We are by nature pleasure-seeking entities. Everyone seeks happiness, but the problem is we don’t know what real happiness is. There are only two people who are happy in this world: The drunk and the self-realized soul. Everyone else in-between is miserable, trying to be happy by gratifying the senses, but making the mistake of trying to sever the pleasure of the senses from the needs of the character.
The ingenuity of man has always been dedicated to the solution to this one problem. How to detach sensual gratification from the service of God, Who is the Self of ourselves. The soul says Eat; the body would feast. The soul says, The man and woman shall be one flesh and one soul; the body would join the flesh only. The soul says, Have dominion over all things to the ends of virtue; the body would lord it over nature to its own ends.

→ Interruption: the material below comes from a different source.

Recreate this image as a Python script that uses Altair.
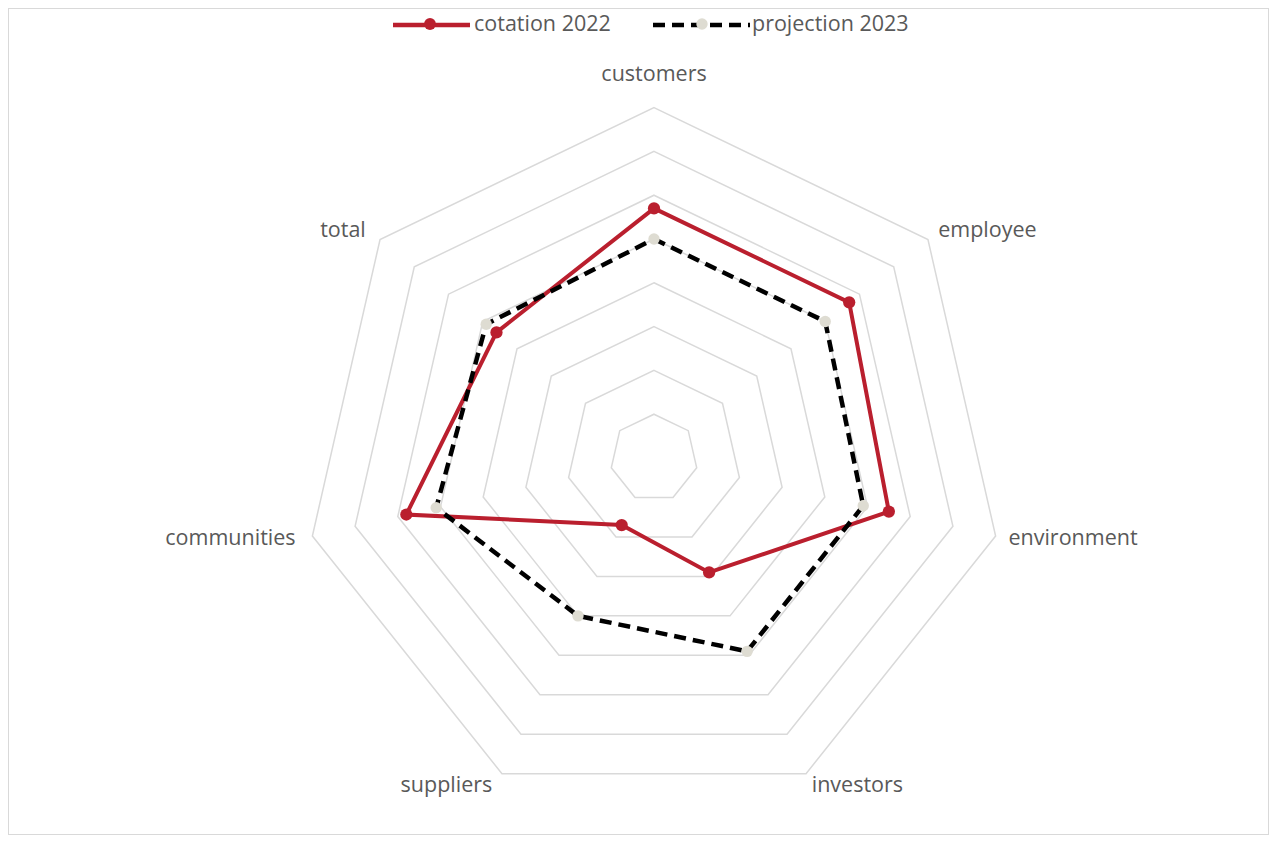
import math
import altair as alt
import pandas as pd

# ---- data ----
categories = ["customers", "employee", "environment", "investors", "suppliers", "communities", "total"]
series_names = ["cotation 2022", "projection 2023"]
cotation_2022 = [5.7, 5.7, 5.5, 2.9, 1.7, 5.8, 4.6]
projection_2023 = [5.0, 5.0, 4.9, 4.9, 4.0, 5.1, 4.9]
ring_levels = [1, 2, 3, 4, 5, 6, 7, 8]

N = len(categories)
RMAX = max(ring_levels)

rows = []
for name, vals in zip(series_names, [cotation_2022, projection_2023]):
    for i, (c, v) in enumerate(zip(categories, vals)):
        rows.append({"series": name, "category": c, "idx": i, "value": v})
df = pd.DataFrame(rows)

rings = pd.DataFrame([{"level": l, "idx": i} for l in ring_levels for i in range(N)])
labels = pd.DataFrame([{"category": c, "idx": i} for i, c in enumerate(categories)])
legend_df = pd.DataFrame({"series": series_names})

# ---- geometry ----
W, H = 1261, 827
CX, CY = 646, 450
S = 43.8  # px per unit
xdom = [-CX / S, (W - CX) / S]
ydom = [-(H - CY) / S, CY / S]

xs = alt.Scale(domain=xdom, nice=False, zero=False)
ys = alt.Scale(domain=ydom, nice=False, zero=False)
X = alt.X("x:Q", scale=xs, axis=None)
Y = alt.Y("y:Q", scale=ys, axis=None)

ang = f"2*PI*datum.idx/{N}"

RED = "#BA1F2E"
BEIGE = "#DEDCD2"

ring_chart = alt.Chart(rings).transform_calculate(
    x=f"datum.level*sin({ang})", y=f"datum.level*cos({ang})"
).mark_line(interpolate="linear-closed", color="#D9D9D9", strokeWidth=1.5).encode(
    x=X, y=Y, detail="level:N", order="idx:Q"
)

def series_layers(name, color, width, dash, pt_fill, pt_size):
    base = alt.Chart(df).transform_filter(alt.datum.series == name).transform_calculate(
        x=f"datum.value*sin({ang})", y=f"datum.value*cos({ang})"
    )
    line_kw = dict(interpolate="linear-closed", color=color, strokeWidth=width)
    if dash:
        line_kw["strokeDash"] = dash
    line = base.mark_line(**line_kw).encode(x=X, y=Y, order="idx:Q")
    pts = base.mark_point(filled=True, fill=pt_fill, size=pt_size, opacity=1, strokeWidth=0).encode(x=X, y=Y)
    return line, pts

red_line, red_pts = series_layers(series_names[0], RED, 4, None, RED, 150)
blk_line, blk_pts = series_layers(series_names[1], "#000000", 4.5, [12, 7], BEIGE, 130)

font = "Open Sans"
tcol = "#595959"
fs = 21.5

lab_base = alt.Chart(labels)
lab_side = lab_base.transform_calculate(
    s=f"sin({ang})",
    x=f"8.3*sin({ang})", y=f"8.3*cos({ang})"
)
lab_right = lab_side.transform_filter("datum.s > 0.1").mark_text(
    align="left", baseline="middle", font=font, fontSize=fs, color=tcol
).encode(x=X, y=Y, text="category:N")
lab_left = lab_side.transform_filter("datum.s < -0.1").mark_text(
    align="right", baseline="middle", font=font, fontSize=fs, color=tcol, dx=-4
).encode(x=X, y=Y, text="category:N")
lab_top = lab_base.transform_calculate(
    s=f"sin({ang})", x=f"8.74*sin({ang})", y=f"8.74*cos({ang})"
).transform_filter("abs(datum.s) <= 0.1").mark_text(
    align="center", baseline="middle", font=font, fontSize=fs, color=tcol
).encode(x=X, y=Y, text="category:N")

# ---- legend ----
leg = alt.Chart(legend_df)
f0 = alt.datum.series == series_names[0]
f1 = alt.datum.series == series_names[1]
leg_red_line = leg.transform_filter(f0).mark_rule(
    color=RED, strokeWidth=4.5).encode(x=alt.value(385), x2=alt.value(462), y=alt.value(17))
leg_red_pt = leg.transform_filter(f0).mark_point(
    filled=True, fill=RED, size=140, opacity=1, strokeWidth=0).encode(x=alt.value(422), y=alt.value(16))
leg_red_txt = leg.transform_filter(f0).mark_text(
    align="left", baseline="middle", font=font, fontSize=fs, color=tcol).encode(
    x=alt.value(466), y=alt.value(17), text="series:N")
leg_blk_line = leg.transform_filter(f1).mark_rule(
    color="#000000", strokeWidth=4.5, strokeDash=[12, 7]).encode(x=alt.value(645), x2=alt.value(742), y=alt.value(17))
leg_blk_pt = leg.transform_filter(f1).mark_point(
    filled=True, fill=BEIGE, size=130, opacity=1, strokeWidth=0).encode(x=alt.value(694), y=alt.value(16))
leg_blk_txt = leg.transform_filter(f1).mark_text(
    align="left", baseline="middle", font=font, fontSize=fs, color=tcol).encode(
    x=alt.value(744), y=alt.value(17), text="series:N")

chart = alt.layer(
    ring_chart, red_line, red_pts, blk_line, blk_pts,
    lab_right, lab_left, lab_top,
    leg_red_line, leg_red_pt, leg_red_txt, leg_blk_line, leg_blk_pt, leg_blk_txt,
).properties(
    width=W, height=H, padding=0,
    autosize=alt.AutoSizeParams(type="fit", contains="padding"),
    background="white",
).configure_view(stroke="#D9D9D9", strokeWidth=2)

chart.save("out.html", embed_options={"renderer": "svg", "actions": False})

The nature of this material world is duality. Unless we are serving God on the transcendental platform of self realization and true happiness, we can’t have one side (material “happiness”) without the other (material “distress”). Ralph Waldo Emerson described this duality succinctly in his essay on karma called “Compensation”:
Men seek to be great; they would have offices, wealth, power, and fame. They think that to be great is to possess one side of nature, — the sweet, without the other side, — the bitter.This dividing and detaching is steadily counteracted. Up to this day, it must be owned, no projector has had the smallest success. The parted water reunites behind our hand. Pleasure is taken out of pleasant things, profit out of profitable things, power out of strong things, as soon as we seek to separate them from the whole. We can no more halve things and get the sensual good, by itself, than we can get an inside that shall have no outside, or a light without a shadow. “Drive out nature with a fork, she comes running back.”
A materialistic person, thinking himself very advanced in intelligence, continually acts for economic development. But again and again, as enunciated in the Vedas, he is frustrated by material activities, either in this life or in the next. Indeed, the results one obtains are inevitably the opposite of those one desires. No one has ever achieved the results he desired from material activities. On the contrary, everyone has been frustrated again and again. Therefore one must not waste his time in such material activities for sensual pleasure, either in this life or in the next. So many nationalists, economists and other ambitious persons have tried for happiness, individually or collectively, but history proves that they have all been frustrated. In recent history we have seen many political leaders work hard for individual and collective economic development, but they have all failed. This is the law of nature, as clearly explained in the following verse.
“In this material world, every materialist desires to achieve happiness and diminish his distress, and therefore he acts accordingly. Actually, however, one is happy as long as one does not endeavor for happiness; as soon as one begins his activities for happiness, his conditions of distress begin.” – Śrīmad Bhāgavatam 7.7.42
Everyone begins his activities with some plan and ambition, but actually, from the beginning of one’s plan to the end, one does not derive any happiness. On the contrary, as soon as one begins acting according to his plan, his life of distress immediately begins. Therefore, one should not be ambitious to dissipate the unhappy conditions of life, for one cannot do anything about them.
“The spirit soul bewildered by the influence of false ego thinks himself the doer of activities that are in actuality carried out by the three modes of material nature.” – Bhagavad-gītā 3.27
Although one is acting according to false ambitions, he thinks he can improve his material conditions by his activities. The Vedas enjoin that one should not try to increase happiness or decrease distress, for this is futile. One should work for self-realization, not for economic development, which is impossible to improve. Without endeavor, one can get the amount of happiness and distress for which he is destined, and one cannot change this. Therefore, it is better to use one’s time for advancement in the spiritual life of Krishna (God) consciousness. One should not waste his valuable life as a human being. It is better to utilize this life for developing Krishna consciousness, without ambitions for so-called happiness.